Comment 4 Arnaud Desitter 2010-11-03 17:45:46 UTC
Thanks: "--trace-signals=yes" gives me the relevant stack trace. For record, the offending function is __svml_exp2.N which comes from "libsvml.a", the Intel short vector library. 

Many thanks for everything.
Comment 5 Arnaud Desitter 2010-11-03 23:28:32 UTC
Created attachment 53113 [details]
test case that uses ROUNDPD
Comment 6 Arnaud Desitter 2010-11-03 23:36:27 UTC
I attached a test case that demonstrates the problem. The executable has been obtained by "ifort qq.f". "ifort" is the Intel Fortran compiler 11.1.

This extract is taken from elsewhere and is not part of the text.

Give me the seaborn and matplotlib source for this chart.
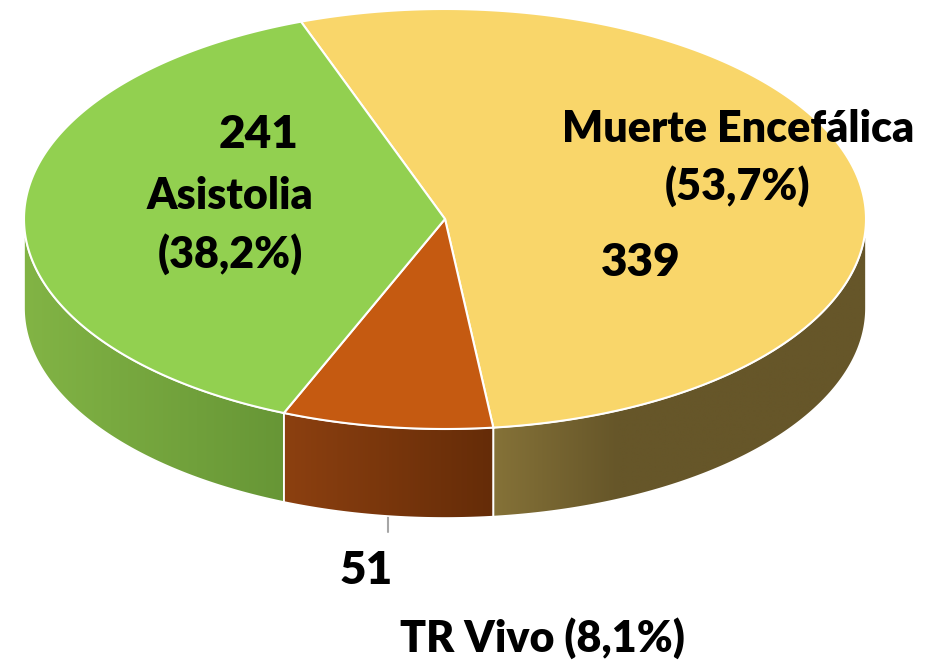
import numpy as np
import matplotlib
matplotlib.use("Agg")
import matplotlib.pyplot as plt
import seaborn as sns
from matplotlib.patches import Polygon
from matplotlib.colors import LinearSegmentedColormap

# ---- data ----
categories = ["Muerte Encefálica", "TR Vivo", "Asistolia"]
values = [339, 51, 241]
pct_labels = ["(53,7%)", "(8,1%)", "(38,2%)"]
top_colors = ["#F9D66A", "#C55A11", "#92D050"]
side_colors = [["#857238", "#665629", "#665629", "#665629"],
               ["#8C4010", "#652C08"],
               ["#82B445", "#679636"]]

sns.set_theme(style="white")
plt.rcParams["font.family"] = ["Lato", "DejaVu Sans"]

W, H = 937, 664
fig = plt.figure(figsize=(W / 100, H / 100), dpi=100)
ax = fig.add_axes([0, 0, 1, 1])
ax.set_xlim(0, W)
ax.set_ylim(H, 0)
ax.axis("off")

cx, cy, a, b, depth = 445, 219, 421, 210, 89
start = 110.0  # degrees, slices go clockwise

def pt(t, dz=0.0):
    r = np.radians(t)
    return cx + a * np.cos(r), cy - b * np.sin(r) + dz

total = sum(values)
angles = []
cur = start
for v in values:
    sweep = v / total * 360
    angles.append((cur - sweep, cur))
    cur -= sweep

# side faces (front half: t in [180, 360])
for (t0, t1), cols in zip(angles, side_colors):
    segs = []
    for shift in (-360, 0, 360):
        s0, s1 = max(t0 + shift, 180), min(t1 + shift, 360)
        if s1 > s0:
            segs.append((s0, s1))
    for s0, s1 in segs:
        ts = np.linspace(s0, s1, 160)
        top = [pt(t) for t in ts]
        bot = [pt(t, depth) for t in ts[::-1]]
        poly = Polygon(top + bot, closed=True, facecolor="none", edgecolor="white", lw=1.2, zorder=3)
        ax.add_patch(poly)
        xs = [p[0] for p in top]
        x0, x1 = min(xs), max(xs)
        ys = [p[1] for p in top + bot]
        y0, y1 = min(ys), max(ys)
        cmap = LinearSegmentedColormap.from_list("g", cols)
        grad = np.linspace(0, 1, 256).reshape(1, -1)
        im = ax.imshow(grad, cmap=cmap, extent=[x0, x1, y1, y0], aspect="auto", zorder=2, interpolation="bilinear")
        im.set_clip_path(poly)

# top faces
for (t0, t1), col in zip(angles, top_colors):
    ts = np.linspace(t0, t1, 200)
    pts = [(cx, cy)] + [pt(t) for t in ts]
    ax.add_patch(Polygon(pts, closed=True, facecolor=col, edgecolor="white", lw=1.5, zorder=4))

# leader line for TR Vivo
ax.plot([388, 388], [517, 532], color="#A6A6A6", lw=1.5, zorder=1)

txt = dict(fontweight="heavy", color="black", ha="center", va="center", zorder=5)
ax.text(259, 134, str(values[2]), fontsize=33, **txt)
ax.text(230, 196, categories[2], fontsize=31, **txt)
ax.text(230, 254, pct_labels[2], fontsize=31, **txt)
ax.text(738, 129, categories[0], fontsize=31, **txt)
ax.text(738, 186, pct_labels[0], fontsize=31, **txt)
ax.text(641, 262, str(values[0]), fontsize=33, **txt)
ax.text(366, 571, str(values[1]), fontsize=33, **txt)
ax.text(542, 638, categories[1] + " " + pct_labels[1], fontsize=31, **txt)

fig.savefig("out.png", dpi=100)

Aside, forcing the executable to use only SSE2 instructions (-xSSE2) makes no difference. So libsvml.a uses dynamic CPUID probing unconditionally. Therefore I expect that most numerical codes compiled with a recent enough Intel compiler will fail under valgrind 3.6.0.
Comment 7 Julian Seward 2010-11-05 01:16:56 UTC
Created attachment 53150 [details]
ROUNDPD implementation for x86_64

Can you try this patch?  (you'll need to restore the CPUID 
implementation to what it was originally, of course).
Comment 8 Arnaud Desitter 2010-11-05 16:01:48 UTC
The patch addresses the problem and enables the application to run successfully under valgrind. Thank you very much.
Comment 9 Julian Seward 2011-01-10 16:18:56 UTC
Fixed, at least for the immediate-rounding-mode case, vex r2072.
Comment 10 Julian Seward 2011-01-11 19:28:35 UTC
Fixed (r2074) for all rounding mode cases.